Select and copy out every line in the records containing "that".

[Stored items from a collection]
· · · · ·
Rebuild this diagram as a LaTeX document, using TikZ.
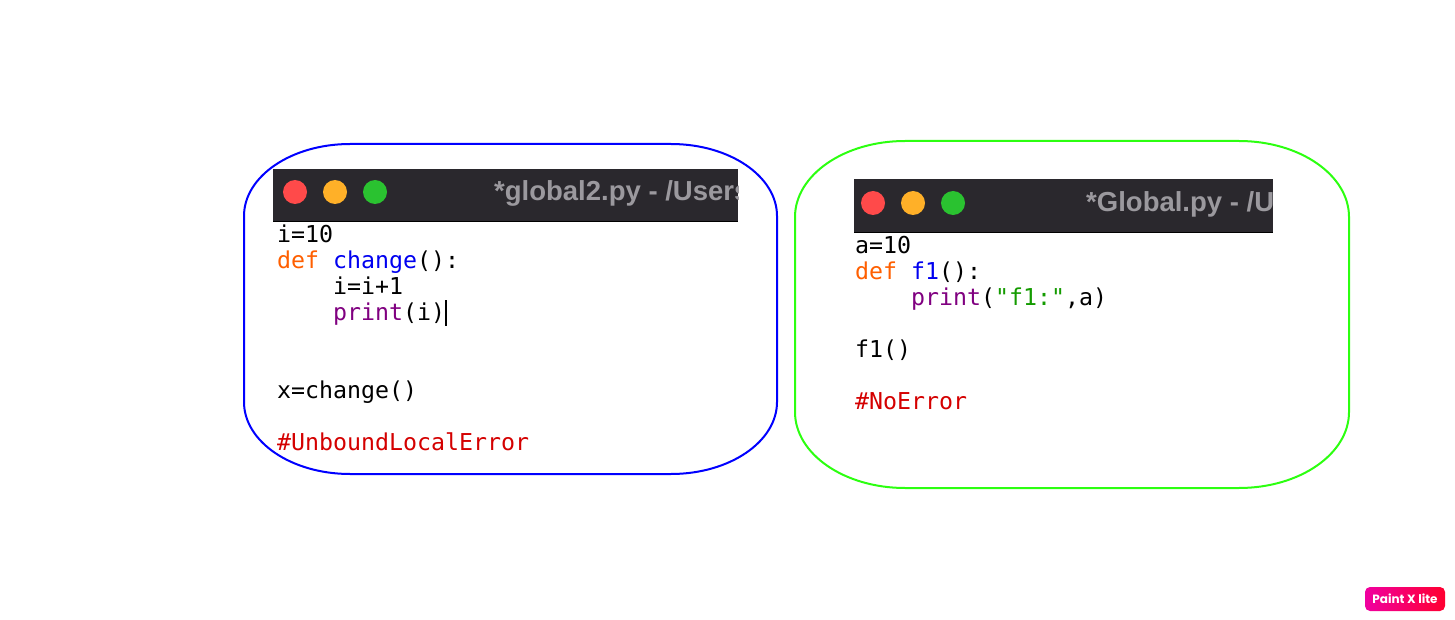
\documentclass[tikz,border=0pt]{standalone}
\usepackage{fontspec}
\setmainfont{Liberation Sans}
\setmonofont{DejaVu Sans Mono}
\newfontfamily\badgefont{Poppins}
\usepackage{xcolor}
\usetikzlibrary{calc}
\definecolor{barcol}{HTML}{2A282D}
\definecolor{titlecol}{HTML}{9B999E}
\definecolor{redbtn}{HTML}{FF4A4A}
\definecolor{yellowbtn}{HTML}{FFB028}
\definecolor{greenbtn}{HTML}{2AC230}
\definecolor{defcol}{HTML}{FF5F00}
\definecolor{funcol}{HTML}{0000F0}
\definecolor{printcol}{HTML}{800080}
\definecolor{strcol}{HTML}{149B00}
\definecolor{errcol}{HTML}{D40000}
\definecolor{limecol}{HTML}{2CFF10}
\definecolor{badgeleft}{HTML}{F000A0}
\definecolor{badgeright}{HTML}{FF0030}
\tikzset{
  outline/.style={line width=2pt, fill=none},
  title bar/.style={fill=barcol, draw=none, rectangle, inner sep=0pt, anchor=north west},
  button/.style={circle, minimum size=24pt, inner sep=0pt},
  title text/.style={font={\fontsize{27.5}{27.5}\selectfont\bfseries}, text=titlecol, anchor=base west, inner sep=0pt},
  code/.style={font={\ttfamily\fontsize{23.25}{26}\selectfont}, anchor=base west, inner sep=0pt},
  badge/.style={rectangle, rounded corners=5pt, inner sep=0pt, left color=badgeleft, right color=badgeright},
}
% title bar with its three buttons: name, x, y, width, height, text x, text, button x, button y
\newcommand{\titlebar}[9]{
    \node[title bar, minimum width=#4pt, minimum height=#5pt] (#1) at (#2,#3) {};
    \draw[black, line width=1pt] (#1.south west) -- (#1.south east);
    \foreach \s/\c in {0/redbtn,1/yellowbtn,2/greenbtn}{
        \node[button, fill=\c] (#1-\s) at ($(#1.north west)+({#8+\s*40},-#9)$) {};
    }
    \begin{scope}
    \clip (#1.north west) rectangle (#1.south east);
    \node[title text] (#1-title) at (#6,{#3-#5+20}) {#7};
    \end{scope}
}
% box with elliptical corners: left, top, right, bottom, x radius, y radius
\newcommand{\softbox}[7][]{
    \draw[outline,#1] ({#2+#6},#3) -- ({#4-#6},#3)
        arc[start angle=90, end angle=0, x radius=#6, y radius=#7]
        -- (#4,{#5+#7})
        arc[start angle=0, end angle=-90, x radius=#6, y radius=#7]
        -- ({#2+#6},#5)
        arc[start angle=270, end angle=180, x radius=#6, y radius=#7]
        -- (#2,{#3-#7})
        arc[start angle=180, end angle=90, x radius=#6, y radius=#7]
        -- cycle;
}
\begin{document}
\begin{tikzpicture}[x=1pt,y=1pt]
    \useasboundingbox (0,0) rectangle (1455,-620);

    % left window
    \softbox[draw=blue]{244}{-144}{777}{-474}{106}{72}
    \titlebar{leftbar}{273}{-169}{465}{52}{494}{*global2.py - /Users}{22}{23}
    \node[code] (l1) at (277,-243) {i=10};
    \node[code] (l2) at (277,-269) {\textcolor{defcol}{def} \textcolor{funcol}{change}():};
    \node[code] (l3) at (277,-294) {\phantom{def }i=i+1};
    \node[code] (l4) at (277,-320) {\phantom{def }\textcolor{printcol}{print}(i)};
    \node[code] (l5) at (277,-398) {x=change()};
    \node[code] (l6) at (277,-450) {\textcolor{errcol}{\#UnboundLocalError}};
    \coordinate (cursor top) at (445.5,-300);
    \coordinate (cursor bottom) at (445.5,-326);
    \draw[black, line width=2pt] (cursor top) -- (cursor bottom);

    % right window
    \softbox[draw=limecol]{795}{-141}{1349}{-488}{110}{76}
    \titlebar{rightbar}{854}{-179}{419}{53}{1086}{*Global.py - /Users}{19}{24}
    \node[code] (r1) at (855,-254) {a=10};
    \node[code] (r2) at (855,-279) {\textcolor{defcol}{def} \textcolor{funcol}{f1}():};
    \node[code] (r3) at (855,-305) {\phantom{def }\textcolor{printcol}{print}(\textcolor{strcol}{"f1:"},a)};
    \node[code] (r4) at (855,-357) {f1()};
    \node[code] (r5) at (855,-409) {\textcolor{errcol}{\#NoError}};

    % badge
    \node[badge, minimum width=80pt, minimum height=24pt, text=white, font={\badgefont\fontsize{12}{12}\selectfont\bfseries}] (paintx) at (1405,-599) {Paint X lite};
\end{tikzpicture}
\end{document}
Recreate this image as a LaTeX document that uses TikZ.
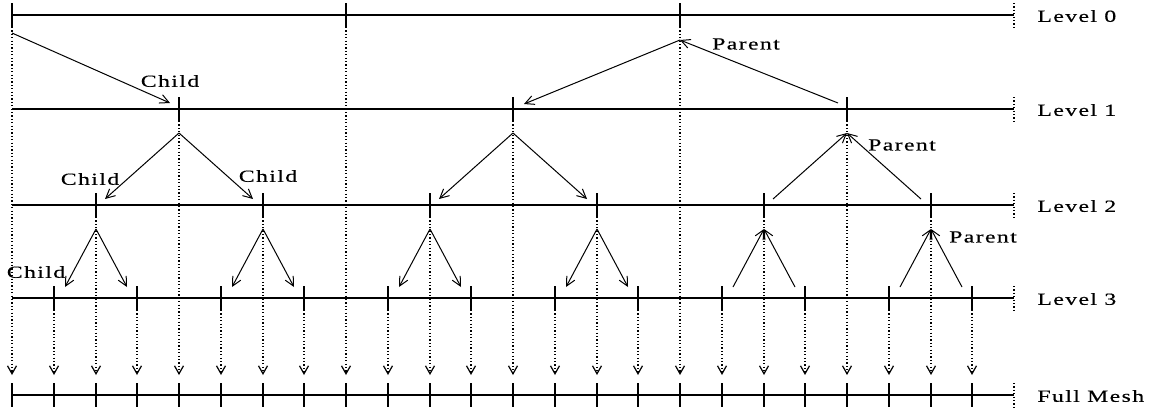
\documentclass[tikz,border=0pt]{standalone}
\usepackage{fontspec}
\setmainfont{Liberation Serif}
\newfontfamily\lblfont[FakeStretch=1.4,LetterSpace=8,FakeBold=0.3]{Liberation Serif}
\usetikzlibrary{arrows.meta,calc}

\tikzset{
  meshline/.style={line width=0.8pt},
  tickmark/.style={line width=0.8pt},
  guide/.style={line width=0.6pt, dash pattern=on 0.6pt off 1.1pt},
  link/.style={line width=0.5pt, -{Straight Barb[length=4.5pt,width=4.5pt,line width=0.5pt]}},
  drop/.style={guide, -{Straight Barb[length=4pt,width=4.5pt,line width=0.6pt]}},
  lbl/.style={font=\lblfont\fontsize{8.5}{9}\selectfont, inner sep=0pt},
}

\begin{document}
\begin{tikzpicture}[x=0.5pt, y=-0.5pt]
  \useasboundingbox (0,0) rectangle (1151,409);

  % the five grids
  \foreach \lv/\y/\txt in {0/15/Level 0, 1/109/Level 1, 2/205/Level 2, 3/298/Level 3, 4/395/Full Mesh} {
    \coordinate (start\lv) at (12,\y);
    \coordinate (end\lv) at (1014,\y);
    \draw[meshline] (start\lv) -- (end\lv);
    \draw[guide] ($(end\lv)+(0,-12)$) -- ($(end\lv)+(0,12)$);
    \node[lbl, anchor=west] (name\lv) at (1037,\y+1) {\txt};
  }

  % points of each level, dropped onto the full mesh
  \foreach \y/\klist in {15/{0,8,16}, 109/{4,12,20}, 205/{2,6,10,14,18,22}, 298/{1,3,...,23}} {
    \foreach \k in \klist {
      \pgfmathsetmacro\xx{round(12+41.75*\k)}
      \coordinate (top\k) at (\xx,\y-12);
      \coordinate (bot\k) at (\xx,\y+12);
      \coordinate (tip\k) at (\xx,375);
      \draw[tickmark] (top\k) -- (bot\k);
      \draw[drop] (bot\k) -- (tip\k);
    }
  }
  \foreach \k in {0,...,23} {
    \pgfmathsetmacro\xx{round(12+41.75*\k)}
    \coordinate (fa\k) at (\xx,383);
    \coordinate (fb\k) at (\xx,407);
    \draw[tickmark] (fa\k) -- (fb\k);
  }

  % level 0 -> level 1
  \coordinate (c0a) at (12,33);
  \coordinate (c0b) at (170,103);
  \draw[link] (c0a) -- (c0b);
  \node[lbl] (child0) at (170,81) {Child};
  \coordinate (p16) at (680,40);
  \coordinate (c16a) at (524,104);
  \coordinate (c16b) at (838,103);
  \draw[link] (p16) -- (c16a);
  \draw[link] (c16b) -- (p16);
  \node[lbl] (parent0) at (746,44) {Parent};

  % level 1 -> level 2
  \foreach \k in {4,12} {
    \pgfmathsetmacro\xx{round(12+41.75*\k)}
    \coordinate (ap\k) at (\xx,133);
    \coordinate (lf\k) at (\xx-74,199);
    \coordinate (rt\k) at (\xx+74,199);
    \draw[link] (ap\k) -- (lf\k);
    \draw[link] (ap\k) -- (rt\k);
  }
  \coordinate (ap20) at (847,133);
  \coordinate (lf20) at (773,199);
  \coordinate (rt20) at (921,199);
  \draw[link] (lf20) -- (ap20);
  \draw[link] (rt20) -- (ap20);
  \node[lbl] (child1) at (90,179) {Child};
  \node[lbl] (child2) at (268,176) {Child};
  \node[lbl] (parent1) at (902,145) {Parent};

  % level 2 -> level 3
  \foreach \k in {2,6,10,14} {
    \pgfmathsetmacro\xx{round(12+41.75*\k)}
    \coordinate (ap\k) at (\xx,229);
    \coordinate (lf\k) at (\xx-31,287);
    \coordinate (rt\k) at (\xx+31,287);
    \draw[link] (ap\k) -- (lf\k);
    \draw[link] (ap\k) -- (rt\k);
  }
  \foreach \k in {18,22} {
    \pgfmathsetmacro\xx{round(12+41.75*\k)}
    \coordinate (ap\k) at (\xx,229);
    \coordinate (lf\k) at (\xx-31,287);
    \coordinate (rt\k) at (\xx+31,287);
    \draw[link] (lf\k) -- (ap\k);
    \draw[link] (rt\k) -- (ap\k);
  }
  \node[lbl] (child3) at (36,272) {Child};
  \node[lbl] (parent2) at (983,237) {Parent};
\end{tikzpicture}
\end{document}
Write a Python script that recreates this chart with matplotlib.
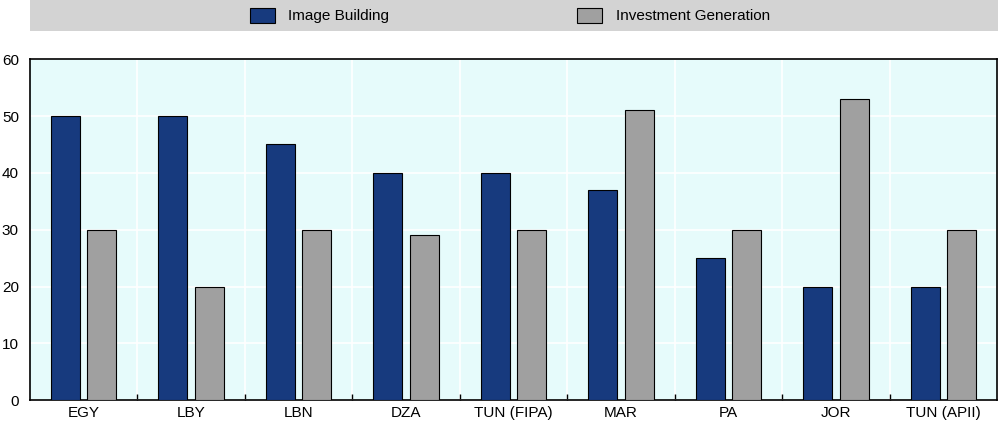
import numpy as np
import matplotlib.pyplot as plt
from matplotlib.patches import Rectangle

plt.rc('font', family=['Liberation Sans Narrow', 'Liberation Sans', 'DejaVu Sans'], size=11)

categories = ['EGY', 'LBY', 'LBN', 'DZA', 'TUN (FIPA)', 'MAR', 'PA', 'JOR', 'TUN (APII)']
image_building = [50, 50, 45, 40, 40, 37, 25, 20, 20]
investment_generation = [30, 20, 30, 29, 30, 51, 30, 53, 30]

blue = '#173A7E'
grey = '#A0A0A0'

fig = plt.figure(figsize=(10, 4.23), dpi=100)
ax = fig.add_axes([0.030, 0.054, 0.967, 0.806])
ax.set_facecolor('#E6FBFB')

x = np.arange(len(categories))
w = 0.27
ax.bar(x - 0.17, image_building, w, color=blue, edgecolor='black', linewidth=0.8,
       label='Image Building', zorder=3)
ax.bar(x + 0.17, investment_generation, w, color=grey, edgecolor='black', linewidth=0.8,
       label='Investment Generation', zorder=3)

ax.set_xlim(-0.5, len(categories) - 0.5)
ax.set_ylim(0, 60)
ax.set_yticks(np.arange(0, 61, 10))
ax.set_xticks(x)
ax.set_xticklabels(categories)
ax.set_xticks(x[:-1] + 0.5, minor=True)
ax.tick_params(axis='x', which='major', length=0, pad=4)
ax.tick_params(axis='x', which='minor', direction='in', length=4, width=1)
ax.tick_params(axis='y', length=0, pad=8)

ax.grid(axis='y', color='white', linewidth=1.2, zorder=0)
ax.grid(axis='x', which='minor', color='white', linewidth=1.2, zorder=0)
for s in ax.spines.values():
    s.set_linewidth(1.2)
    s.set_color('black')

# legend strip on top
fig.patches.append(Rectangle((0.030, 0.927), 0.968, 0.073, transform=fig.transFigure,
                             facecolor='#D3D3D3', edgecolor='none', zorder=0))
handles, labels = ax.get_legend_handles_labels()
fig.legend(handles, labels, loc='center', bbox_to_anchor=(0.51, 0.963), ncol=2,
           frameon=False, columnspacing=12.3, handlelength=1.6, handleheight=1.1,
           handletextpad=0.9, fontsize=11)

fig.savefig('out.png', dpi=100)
· · · · ·
**Task result:**
Recreate this image as a LaTeX document that uses TikZ.
Write a Python script that recreates this chart with matplotlib.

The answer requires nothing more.